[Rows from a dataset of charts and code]
# # # # # # #

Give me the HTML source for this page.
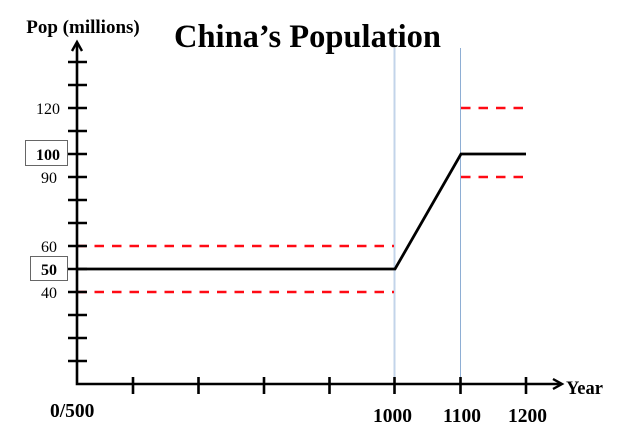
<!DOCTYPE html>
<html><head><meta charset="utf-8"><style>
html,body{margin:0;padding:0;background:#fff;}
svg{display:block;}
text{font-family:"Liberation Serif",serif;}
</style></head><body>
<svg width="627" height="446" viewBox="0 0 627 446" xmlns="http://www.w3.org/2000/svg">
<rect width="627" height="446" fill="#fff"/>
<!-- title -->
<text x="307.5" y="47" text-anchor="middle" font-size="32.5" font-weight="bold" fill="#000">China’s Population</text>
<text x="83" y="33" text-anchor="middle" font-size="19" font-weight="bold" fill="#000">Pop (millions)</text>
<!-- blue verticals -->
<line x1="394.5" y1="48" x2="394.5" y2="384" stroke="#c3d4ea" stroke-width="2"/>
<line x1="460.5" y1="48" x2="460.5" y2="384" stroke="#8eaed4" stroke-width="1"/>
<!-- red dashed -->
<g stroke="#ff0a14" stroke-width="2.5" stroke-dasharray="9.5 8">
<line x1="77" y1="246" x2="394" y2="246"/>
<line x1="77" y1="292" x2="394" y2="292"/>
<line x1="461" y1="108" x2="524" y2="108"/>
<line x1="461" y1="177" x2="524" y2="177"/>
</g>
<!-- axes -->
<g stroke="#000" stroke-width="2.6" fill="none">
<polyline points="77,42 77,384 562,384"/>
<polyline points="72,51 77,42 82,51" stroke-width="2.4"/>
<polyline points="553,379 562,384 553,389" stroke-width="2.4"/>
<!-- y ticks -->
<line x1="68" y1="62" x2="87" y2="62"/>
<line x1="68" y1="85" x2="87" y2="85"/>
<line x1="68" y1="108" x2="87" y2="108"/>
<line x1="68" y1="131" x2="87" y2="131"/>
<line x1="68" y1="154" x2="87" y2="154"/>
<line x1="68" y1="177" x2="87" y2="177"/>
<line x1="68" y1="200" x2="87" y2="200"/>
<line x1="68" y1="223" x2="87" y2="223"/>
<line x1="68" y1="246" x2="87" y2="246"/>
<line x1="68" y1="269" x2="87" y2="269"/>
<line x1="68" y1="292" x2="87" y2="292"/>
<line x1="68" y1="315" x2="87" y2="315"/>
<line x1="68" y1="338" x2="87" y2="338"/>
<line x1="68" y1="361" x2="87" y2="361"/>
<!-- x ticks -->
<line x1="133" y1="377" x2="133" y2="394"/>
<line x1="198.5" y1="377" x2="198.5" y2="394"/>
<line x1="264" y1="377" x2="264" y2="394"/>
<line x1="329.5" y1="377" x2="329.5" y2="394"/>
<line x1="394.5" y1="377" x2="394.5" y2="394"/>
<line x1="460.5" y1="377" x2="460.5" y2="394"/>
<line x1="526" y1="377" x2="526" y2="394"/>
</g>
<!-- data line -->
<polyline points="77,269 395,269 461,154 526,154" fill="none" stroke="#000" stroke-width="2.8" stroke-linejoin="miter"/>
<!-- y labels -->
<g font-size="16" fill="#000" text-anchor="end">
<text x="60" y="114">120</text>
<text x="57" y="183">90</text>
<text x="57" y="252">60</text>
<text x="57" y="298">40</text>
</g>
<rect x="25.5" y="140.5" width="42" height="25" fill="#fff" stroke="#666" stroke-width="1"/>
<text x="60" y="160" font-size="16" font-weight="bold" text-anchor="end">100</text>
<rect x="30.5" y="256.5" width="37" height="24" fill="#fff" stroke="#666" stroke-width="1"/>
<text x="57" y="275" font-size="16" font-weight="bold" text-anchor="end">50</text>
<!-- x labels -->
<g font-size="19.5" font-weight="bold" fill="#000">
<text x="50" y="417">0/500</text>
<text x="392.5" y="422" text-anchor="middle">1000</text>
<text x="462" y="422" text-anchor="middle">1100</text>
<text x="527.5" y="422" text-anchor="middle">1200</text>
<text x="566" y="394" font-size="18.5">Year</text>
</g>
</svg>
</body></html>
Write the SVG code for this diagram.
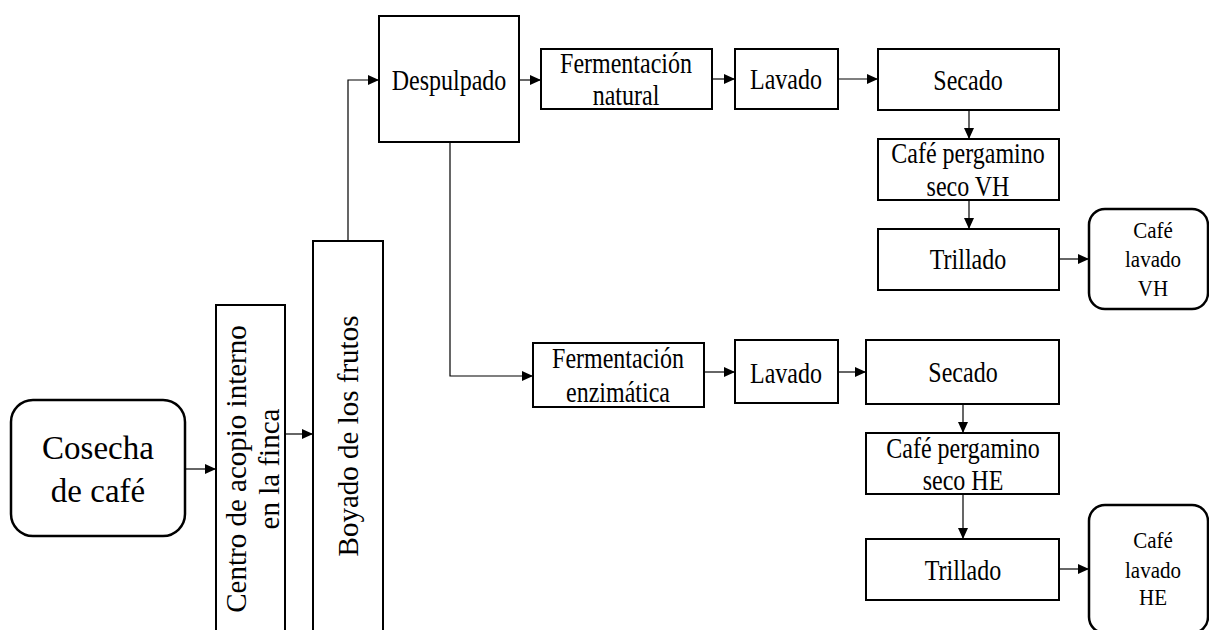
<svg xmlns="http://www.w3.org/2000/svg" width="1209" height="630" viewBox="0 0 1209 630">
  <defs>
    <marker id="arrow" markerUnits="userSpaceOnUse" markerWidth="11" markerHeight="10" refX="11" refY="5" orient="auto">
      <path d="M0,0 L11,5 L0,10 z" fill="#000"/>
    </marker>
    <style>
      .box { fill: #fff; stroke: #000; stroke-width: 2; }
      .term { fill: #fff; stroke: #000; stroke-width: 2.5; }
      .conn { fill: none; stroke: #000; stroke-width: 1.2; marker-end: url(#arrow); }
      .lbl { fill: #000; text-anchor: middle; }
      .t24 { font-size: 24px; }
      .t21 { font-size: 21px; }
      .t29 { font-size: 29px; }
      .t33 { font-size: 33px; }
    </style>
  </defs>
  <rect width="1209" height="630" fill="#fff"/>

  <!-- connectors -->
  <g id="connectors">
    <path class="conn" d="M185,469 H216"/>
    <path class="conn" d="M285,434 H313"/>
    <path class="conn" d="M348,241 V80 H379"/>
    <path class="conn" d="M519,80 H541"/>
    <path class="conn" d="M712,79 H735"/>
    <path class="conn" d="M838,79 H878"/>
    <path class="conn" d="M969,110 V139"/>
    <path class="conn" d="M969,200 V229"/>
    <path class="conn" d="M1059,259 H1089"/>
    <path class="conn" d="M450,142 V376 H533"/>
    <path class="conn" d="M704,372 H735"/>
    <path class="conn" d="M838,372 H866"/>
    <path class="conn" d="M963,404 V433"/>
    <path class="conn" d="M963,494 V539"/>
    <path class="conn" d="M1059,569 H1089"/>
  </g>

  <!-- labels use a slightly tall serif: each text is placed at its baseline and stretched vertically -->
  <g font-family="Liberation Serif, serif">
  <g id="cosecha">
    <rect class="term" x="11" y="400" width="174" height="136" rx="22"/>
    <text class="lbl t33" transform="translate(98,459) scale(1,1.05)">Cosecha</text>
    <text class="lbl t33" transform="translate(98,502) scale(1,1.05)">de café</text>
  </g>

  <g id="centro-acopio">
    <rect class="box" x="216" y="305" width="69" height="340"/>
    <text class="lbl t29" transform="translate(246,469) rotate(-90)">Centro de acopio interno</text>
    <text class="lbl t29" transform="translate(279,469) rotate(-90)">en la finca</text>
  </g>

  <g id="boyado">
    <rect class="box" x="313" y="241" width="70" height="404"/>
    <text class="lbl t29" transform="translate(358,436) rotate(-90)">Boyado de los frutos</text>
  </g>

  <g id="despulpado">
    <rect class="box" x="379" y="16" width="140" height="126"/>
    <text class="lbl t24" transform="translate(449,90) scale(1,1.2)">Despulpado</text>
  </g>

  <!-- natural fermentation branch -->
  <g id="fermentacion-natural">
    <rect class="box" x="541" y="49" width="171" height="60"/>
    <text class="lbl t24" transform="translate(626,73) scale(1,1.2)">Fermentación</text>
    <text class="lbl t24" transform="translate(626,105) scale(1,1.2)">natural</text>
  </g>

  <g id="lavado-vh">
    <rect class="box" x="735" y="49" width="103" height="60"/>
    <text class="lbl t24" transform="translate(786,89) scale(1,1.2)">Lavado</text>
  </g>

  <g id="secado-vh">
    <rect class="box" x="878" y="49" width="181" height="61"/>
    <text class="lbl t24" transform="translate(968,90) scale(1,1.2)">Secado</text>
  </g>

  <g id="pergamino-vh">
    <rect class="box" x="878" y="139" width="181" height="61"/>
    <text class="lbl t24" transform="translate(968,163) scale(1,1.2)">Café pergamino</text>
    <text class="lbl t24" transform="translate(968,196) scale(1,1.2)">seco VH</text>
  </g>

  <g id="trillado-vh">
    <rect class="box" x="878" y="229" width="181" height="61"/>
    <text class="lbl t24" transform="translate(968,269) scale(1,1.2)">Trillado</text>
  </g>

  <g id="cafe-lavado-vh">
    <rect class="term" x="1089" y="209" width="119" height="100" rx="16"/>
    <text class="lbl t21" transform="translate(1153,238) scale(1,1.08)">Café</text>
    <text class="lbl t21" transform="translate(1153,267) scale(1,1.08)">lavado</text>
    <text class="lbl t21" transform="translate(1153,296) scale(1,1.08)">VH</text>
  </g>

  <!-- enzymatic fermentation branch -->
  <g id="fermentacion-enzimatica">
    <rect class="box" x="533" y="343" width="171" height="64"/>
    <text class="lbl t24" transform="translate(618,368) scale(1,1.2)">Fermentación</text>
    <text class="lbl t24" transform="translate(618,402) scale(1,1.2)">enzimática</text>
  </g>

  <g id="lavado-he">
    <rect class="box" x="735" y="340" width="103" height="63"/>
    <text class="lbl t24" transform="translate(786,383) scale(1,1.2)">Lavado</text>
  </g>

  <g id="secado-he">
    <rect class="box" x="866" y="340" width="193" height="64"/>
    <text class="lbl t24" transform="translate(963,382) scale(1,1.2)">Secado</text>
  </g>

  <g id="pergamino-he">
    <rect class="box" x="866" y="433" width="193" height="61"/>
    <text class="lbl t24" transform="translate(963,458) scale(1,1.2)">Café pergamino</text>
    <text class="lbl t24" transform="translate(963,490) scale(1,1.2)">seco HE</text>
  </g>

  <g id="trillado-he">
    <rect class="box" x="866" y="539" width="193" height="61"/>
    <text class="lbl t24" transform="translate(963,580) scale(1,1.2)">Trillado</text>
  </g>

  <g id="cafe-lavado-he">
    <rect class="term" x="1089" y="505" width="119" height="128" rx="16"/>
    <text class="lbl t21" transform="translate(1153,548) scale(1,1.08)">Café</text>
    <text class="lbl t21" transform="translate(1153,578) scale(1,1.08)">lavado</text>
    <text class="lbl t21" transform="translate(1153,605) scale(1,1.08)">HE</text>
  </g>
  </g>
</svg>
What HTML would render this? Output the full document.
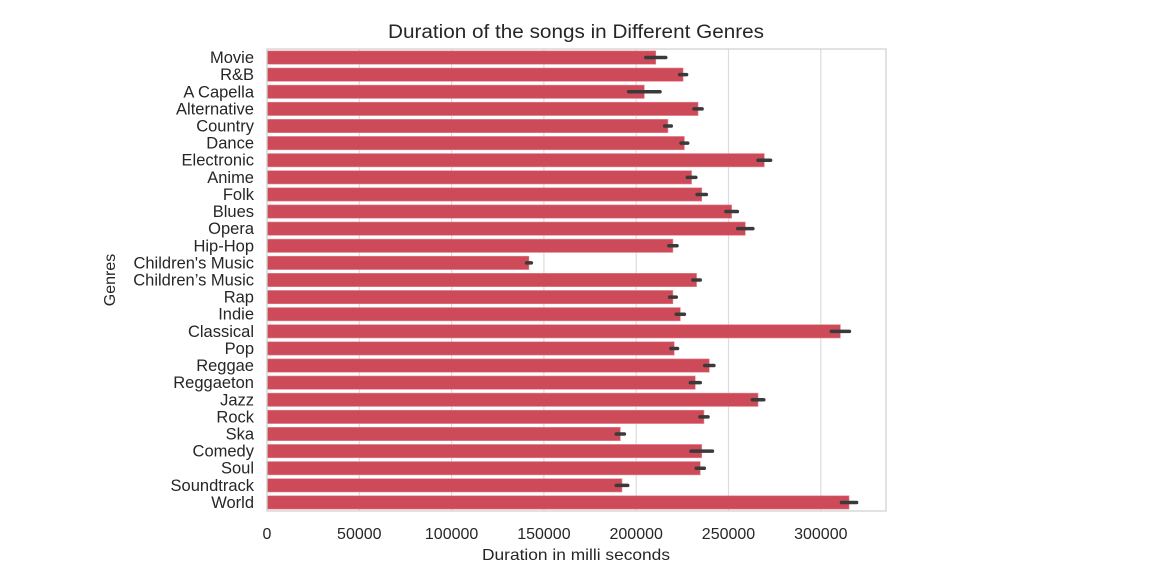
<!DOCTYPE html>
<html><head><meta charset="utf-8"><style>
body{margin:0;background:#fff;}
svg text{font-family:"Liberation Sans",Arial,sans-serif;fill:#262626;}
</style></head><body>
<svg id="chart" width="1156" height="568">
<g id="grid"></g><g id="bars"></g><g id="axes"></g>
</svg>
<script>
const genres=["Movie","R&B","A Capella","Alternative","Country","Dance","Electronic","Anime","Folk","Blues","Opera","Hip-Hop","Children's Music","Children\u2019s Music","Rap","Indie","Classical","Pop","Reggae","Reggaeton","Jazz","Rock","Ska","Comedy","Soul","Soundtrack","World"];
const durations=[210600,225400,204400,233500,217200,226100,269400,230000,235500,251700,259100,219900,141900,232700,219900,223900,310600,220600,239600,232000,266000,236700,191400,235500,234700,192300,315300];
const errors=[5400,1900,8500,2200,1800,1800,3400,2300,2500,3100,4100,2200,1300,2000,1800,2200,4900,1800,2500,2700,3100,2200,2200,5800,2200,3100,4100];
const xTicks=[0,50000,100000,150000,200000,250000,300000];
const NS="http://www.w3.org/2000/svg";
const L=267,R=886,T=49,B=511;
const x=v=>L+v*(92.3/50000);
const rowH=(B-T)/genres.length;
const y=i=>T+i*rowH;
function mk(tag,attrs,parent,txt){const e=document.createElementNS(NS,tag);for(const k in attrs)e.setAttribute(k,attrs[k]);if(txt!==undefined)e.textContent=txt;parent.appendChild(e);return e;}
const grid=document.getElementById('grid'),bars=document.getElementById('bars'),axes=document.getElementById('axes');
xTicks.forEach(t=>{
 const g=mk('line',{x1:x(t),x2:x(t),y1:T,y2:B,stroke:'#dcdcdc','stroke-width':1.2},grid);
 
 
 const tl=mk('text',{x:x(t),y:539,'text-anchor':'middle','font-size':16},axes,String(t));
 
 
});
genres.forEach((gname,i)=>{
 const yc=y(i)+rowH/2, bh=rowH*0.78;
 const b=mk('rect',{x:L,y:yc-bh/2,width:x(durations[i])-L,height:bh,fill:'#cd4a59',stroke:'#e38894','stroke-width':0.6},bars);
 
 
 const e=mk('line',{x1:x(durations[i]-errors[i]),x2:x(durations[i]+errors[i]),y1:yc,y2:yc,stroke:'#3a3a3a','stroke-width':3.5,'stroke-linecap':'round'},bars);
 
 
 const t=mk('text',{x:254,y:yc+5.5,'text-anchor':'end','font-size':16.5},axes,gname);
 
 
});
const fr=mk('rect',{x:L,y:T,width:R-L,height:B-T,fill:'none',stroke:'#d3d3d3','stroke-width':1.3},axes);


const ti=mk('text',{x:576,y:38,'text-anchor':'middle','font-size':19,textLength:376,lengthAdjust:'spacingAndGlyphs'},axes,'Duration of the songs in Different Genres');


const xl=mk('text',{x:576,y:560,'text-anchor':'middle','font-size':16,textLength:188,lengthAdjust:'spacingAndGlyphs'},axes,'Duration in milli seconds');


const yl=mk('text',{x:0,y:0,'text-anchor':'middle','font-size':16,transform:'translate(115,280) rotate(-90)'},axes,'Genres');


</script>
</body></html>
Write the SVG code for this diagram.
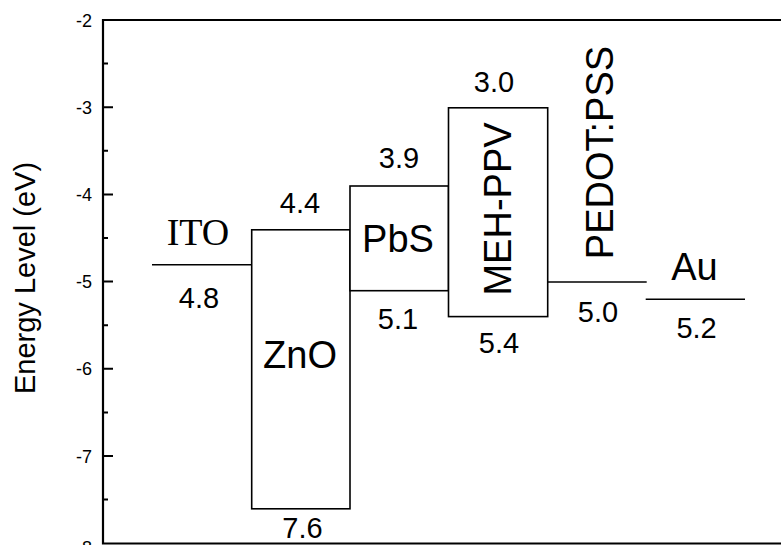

# # # # # # #

▸ **INSTRUCTION**
Read the data above. Pull out each line in which the string "document" appears.

▸ **REPLY TO THE TASK**
What HTML would render this? Output the full document.
function mk(tag,attrs,parent,txt){const e=document.createElementNS(NS,tag);for(const k in attrs)e.setAttribute(k,attrs[k]);if(txt!==undefined)e.textContent=txt;parent.appendChild(e);return e;}
const grid=document.getElementById('grid'),bars=document.getElementById('bars'),axes=document.getElementById('axes');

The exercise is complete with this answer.